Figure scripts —
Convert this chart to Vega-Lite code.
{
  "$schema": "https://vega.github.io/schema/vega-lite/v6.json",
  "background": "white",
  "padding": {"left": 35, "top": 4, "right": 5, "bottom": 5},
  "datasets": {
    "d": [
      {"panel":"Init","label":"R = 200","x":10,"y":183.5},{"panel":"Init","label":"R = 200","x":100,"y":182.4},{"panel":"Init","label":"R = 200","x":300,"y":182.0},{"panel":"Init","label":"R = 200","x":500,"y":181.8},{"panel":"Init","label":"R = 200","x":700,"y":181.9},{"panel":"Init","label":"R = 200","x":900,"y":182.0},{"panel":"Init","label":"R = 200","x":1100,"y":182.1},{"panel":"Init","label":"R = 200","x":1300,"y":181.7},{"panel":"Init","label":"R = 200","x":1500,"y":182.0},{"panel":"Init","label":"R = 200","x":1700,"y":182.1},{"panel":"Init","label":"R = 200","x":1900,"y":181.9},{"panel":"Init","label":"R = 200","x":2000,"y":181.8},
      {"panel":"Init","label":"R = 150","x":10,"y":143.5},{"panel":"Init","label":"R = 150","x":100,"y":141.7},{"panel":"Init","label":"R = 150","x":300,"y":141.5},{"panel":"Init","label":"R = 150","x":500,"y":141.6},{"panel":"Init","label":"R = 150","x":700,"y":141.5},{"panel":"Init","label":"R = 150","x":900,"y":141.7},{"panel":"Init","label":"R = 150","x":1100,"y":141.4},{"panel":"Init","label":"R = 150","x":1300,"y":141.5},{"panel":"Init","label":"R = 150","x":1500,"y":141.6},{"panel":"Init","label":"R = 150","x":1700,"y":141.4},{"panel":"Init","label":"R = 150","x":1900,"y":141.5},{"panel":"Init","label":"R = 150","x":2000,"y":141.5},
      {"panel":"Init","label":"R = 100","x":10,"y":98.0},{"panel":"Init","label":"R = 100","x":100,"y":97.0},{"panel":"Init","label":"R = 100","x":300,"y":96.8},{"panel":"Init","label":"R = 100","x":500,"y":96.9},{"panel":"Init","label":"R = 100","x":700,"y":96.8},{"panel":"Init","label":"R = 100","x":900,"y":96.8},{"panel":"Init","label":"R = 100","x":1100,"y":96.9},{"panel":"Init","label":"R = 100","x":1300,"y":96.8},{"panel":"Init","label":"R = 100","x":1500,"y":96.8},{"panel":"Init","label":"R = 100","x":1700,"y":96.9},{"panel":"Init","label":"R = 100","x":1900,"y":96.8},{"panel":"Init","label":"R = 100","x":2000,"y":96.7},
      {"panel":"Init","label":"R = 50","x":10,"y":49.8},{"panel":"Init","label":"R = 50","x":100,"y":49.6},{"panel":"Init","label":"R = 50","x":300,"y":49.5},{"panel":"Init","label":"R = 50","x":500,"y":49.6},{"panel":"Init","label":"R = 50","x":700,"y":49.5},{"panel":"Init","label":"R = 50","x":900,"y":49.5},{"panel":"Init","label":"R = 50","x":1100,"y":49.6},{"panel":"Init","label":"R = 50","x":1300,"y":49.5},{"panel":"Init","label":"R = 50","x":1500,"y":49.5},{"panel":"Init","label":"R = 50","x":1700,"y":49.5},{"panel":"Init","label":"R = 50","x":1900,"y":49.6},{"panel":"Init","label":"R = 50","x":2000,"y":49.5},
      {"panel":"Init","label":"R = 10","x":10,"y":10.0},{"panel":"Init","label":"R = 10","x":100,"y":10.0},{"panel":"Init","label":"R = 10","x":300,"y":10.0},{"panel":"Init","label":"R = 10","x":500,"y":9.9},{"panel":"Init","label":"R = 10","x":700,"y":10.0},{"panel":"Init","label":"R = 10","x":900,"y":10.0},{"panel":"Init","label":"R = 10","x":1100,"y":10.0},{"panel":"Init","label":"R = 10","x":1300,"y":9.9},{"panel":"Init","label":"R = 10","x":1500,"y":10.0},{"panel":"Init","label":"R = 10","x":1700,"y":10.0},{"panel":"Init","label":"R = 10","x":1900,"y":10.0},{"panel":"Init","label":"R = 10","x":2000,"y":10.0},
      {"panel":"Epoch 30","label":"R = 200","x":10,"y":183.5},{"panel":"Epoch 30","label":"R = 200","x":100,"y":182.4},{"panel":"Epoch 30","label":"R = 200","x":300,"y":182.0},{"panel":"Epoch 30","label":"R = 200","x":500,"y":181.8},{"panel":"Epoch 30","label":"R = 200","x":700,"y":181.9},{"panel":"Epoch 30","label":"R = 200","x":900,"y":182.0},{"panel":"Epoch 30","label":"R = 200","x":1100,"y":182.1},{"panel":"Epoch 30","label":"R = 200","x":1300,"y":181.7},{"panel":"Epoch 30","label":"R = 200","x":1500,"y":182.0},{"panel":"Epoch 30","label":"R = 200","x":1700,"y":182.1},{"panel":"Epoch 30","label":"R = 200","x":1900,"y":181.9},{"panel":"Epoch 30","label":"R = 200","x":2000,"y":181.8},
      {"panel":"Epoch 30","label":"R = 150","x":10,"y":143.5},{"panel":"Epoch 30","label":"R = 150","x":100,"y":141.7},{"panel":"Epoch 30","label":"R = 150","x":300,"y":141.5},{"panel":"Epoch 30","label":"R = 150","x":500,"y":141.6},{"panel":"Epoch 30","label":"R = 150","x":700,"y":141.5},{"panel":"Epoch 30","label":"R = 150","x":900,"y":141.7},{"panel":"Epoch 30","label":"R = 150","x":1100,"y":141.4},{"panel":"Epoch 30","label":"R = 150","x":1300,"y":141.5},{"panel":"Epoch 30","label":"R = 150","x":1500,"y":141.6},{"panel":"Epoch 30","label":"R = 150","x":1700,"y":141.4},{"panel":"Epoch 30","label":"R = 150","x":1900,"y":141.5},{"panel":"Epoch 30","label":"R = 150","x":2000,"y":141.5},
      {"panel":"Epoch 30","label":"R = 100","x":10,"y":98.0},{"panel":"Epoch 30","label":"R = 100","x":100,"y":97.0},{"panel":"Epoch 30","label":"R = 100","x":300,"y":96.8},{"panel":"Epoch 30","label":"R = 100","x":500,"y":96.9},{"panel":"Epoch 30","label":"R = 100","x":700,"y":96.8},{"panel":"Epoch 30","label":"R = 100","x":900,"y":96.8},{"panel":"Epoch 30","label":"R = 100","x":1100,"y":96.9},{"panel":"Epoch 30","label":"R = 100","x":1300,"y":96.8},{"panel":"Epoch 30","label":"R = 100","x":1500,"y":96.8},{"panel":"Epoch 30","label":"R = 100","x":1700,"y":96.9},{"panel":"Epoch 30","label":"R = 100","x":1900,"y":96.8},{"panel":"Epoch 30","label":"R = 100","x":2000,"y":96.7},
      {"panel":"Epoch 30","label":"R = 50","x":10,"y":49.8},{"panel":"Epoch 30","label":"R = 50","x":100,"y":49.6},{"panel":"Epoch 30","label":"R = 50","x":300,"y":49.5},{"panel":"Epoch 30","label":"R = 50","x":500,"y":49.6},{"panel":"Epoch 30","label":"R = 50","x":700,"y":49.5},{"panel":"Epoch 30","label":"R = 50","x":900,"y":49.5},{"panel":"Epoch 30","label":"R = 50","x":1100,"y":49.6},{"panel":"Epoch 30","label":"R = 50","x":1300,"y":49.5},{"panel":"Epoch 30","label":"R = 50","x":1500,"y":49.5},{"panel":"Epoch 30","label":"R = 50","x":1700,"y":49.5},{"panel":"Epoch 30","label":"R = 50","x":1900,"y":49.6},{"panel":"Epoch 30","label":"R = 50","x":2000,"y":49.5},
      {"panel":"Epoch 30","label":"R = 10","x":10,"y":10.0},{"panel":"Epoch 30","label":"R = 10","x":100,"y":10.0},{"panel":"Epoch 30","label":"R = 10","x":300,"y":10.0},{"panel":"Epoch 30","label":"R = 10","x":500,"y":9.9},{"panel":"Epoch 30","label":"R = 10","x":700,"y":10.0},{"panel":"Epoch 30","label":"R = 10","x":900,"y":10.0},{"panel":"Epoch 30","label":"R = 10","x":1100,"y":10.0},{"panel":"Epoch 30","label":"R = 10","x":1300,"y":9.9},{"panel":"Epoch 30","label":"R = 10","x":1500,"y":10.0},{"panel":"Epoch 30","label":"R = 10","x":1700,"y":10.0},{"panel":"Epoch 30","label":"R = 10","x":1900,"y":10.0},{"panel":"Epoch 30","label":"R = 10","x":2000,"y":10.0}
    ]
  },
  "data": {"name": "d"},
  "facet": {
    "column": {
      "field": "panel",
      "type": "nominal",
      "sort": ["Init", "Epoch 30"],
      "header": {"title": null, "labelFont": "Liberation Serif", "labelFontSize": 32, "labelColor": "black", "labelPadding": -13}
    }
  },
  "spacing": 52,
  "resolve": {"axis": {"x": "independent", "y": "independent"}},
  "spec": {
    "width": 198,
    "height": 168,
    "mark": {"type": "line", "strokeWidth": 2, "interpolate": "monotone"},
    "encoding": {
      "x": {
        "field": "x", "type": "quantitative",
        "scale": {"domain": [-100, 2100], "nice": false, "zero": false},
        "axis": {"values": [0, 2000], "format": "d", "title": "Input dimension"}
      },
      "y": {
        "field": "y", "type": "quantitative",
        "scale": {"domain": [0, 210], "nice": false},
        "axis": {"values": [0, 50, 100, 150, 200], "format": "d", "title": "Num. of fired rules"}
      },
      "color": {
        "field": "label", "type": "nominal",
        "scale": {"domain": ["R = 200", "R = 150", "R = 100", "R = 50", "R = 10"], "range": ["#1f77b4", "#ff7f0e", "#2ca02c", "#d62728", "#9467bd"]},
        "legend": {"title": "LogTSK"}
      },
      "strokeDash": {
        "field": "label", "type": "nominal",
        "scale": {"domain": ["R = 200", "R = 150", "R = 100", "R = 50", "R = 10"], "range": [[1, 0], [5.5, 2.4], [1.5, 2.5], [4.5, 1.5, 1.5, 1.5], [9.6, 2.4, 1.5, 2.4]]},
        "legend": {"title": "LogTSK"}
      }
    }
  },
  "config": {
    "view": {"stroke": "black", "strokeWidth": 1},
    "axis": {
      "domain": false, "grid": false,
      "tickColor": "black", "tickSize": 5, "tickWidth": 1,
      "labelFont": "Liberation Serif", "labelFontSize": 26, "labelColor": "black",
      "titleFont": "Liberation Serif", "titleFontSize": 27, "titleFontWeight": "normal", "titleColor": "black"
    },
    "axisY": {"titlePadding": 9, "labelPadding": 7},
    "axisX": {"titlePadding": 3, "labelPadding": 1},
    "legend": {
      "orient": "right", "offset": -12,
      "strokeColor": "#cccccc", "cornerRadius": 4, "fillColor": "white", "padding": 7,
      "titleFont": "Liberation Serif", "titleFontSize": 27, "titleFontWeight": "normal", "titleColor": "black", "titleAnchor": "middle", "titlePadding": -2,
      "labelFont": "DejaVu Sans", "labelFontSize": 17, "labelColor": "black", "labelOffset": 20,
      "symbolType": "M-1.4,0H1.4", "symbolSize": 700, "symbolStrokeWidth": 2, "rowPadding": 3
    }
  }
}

--

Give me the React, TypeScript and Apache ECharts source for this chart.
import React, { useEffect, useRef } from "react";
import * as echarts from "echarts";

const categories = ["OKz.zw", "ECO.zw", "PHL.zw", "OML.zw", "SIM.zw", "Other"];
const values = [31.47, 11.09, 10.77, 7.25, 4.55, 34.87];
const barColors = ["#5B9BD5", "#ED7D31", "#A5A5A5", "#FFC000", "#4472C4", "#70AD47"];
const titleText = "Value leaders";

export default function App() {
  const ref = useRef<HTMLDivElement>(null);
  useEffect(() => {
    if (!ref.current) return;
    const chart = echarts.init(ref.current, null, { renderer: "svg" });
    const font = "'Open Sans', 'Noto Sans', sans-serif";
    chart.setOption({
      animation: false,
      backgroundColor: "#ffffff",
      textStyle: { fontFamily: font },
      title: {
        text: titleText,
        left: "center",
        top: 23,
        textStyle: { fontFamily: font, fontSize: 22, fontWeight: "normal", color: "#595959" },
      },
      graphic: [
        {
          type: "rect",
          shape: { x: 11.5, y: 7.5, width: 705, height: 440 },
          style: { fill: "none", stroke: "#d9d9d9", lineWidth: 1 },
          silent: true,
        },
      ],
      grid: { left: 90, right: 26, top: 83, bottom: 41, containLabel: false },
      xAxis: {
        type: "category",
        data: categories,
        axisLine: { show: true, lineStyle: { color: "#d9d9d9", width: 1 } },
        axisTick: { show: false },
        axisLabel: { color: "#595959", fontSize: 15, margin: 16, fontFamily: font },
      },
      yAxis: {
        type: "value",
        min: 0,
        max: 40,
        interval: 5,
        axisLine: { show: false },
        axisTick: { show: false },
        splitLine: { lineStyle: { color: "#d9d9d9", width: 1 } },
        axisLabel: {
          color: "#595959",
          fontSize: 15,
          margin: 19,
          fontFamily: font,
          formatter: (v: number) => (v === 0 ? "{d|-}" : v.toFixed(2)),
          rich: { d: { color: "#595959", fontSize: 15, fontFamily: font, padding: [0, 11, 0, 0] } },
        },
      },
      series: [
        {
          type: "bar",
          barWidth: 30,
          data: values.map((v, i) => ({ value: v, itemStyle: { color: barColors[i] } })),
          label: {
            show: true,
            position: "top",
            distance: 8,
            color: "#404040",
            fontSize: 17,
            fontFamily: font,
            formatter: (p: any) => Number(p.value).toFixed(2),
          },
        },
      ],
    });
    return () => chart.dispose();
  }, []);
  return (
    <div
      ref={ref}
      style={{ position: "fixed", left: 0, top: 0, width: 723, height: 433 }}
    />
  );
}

TASK STATEMENT —
Report each line in the data that holds the word "React".

TASK OUTPUT —
Give me the React, TypeScript and Apache ECharts source for this chart.
import React, { useEffect, useRef } from "react";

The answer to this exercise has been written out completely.